Al Obeikan, who made the statement after being asked on TV about a 2007 fatwa issued by an Egyptian scholar about adult breast-feeding, said that the breast milk ought to be pumped out and given to men in a glass.
But his remarks were followed by an announcement by another high-profile sheik, Abi Ishaq Al Huwaini, who said that men should suckle the breast milk directly from a woman’s breast.
Shortly after the two sheiks weighed in on the matter, a bus driver in the country’s Eastern Region reportedly told one of the female teachers whom he drives regularly that he wanted to suckle milk from her breast. The teacher has threaten to file a lawsuit against him.
Under Islamic law, women are encouraged to breast-feed their children until the age of 2. It is not uncommon for sisters, for example, to breast-feed their nephews so they and their daughters will not have to cover their faces in front of them later in life. The custom is called being a “breast milk sibling.”
But under Islamic law, breast milk siblings have to be breastfed before the age of 2 in five “fulfilling” sessions. Islam prohibits sexual relations between a man and any woman who breastfed him in infancy. They are then allowed to be alone together when the man is an adult because he is not considered a potential mate.
“The whole issue just shows how clueless men are,” blogger Eman Al Nafjan wrote on her website. “All this back and forth between sheiks and not one bothers to ask a woman if it’s logical, let alone possible to breastfeed a grown man five fulfilling breast milk meals.
“Moreover, the thought of a huge hairy face at a woman’s breast does not evoke motherly or even brotherly feelings. It could go from the grotesque to the erotic but definitely not maternal.”
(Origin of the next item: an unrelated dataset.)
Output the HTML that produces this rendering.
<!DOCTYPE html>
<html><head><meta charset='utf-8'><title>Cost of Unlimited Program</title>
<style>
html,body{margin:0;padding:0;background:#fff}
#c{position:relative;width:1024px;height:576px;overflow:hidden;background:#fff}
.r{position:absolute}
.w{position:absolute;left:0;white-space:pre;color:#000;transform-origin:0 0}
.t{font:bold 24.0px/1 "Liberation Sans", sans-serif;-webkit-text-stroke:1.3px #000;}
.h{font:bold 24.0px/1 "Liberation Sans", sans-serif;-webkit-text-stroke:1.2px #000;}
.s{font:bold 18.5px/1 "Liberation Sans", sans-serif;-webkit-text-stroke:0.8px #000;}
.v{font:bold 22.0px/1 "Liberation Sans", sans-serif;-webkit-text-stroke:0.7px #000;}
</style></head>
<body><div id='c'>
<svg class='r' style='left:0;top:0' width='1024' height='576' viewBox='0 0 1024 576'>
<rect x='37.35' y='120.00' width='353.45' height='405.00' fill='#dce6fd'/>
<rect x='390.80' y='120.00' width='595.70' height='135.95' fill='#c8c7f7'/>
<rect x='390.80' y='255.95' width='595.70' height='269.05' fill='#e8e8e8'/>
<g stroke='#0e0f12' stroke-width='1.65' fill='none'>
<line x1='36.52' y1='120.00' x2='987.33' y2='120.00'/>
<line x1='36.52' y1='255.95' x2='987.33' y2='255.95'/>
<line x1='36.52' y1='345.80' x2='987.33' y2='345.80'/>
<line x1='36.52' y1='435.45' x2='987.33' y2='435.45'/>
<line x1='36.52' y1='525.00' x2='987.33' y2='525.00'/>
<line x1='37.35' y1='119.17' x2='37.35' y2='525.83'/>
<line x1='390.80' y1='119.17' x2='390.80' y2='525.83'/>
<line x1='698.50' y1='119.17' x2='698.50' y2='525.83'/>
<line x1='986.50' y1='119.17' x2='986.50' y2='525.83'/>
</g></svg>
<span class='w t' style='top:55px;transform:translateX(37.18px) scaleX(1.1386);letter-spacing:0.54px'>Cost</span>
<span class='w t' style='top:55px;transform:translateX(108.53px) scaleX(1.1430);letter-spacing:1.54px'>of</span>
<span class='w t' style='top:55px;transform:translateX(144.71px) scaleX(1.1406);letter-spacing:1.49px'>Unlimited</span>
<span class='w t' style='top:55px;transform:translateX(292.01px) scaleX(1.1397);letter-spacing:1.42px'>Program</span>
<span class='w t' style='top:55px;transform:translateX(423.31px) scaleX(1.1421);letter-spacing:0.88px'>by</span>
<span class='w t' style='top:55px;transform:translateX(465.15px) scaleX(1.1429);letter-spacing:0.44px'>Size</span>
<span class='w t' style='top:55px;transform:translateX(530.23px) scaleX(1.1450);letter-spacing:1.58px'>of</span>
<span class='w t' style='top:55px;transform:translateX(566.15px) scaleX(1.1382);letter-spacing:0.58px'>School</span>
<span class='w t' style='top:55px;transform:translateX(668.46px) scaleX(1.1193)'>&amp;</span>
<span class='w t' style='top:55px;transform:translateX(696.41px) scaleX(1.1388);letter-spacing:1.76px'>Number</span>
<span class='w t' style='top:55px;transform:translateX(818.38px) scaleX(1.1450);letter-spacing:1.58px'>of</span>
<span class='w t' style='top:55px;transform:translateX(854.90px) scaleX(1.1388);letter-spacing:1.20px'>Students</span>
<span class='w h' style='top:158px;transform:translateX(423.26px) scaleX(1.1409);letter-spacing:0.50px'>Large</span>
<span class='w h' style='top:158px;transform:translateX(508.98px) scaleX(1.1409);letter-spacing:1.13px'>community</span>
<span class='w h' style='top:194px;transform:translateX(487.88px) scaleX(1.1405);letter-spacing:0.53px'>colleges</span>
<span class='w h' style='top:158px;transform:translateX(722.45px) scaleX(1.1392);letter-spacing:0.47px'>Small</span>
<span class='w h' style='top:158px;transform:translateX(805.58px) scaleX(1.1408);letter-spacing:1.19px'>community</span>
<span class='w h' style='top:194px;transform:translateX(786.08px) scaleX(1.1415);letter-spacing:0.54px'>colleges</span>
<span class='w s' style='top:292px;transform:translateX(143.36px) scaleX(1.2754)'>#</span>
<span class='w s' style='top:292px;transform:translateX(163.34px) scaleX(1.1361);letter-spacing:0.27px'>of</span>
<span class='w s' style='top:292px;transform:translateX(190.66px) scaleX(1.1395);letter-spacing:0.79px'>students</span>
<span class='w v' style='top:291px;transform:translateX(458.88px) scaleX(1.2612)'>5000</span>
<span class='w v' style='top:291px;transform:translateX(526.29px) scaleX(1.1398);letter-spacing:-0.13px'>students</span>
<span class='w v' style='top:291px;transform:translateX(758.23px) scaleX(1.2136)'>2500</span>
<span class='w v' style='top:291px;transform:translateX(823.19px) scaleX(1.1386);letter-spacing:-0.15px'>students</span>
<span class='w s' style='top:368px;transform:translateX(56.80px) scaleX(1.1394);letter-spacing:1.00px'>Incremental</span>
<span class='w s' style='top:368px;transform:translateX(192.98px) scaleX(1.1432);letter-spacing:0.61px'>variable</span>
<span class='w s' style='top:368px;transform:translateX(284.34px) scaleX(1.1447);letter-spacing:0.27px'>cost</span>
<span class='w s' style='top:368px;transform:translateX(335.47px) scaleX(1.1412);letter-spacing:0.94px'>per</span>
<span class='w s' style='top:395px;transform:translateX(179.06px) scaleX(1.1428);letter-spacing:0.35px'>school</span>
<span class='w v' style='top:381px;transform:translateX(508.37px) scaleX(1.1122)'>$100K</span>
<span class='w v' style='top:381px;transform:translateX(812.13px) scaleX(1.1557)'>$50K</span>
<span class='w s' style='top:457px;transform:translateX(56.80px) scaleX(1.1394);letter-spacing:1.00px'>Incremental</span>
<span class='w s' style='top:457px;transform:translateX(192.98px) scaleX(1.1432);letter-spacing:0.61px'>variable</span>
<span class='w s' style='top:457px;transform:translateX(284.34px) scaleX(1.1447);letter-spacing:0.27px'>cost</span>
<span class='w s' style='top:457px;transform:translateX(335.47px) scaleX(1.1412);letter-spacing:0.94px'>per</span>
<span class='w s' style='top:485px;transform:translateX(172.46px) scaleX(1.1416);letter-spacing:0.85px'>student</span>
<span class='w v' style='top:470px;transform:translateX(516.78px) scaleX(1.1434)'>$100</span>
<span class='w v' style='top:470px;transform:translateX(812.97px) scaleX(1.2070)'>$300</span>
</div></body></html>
Al Nafjan said many in the country were appalled by the fatwa.
“We have many important issues that need discussing,” Al Nafjan told AOL News Friday. “It’s ridiculous to spend time talking about adult breast-feeding.”
The original adult breast-feeding fatwa was issued three years ago by an Egyptian scholar at Egypt’s al-Azhar University, considered Sunni Islam’s top university. Ezzat Attiya was expelled from the university after advocating breast-feeding of men as a way to circumnavigate segregation of the sexes in Egypt.
A year ago, Attiya was reinstated to his post.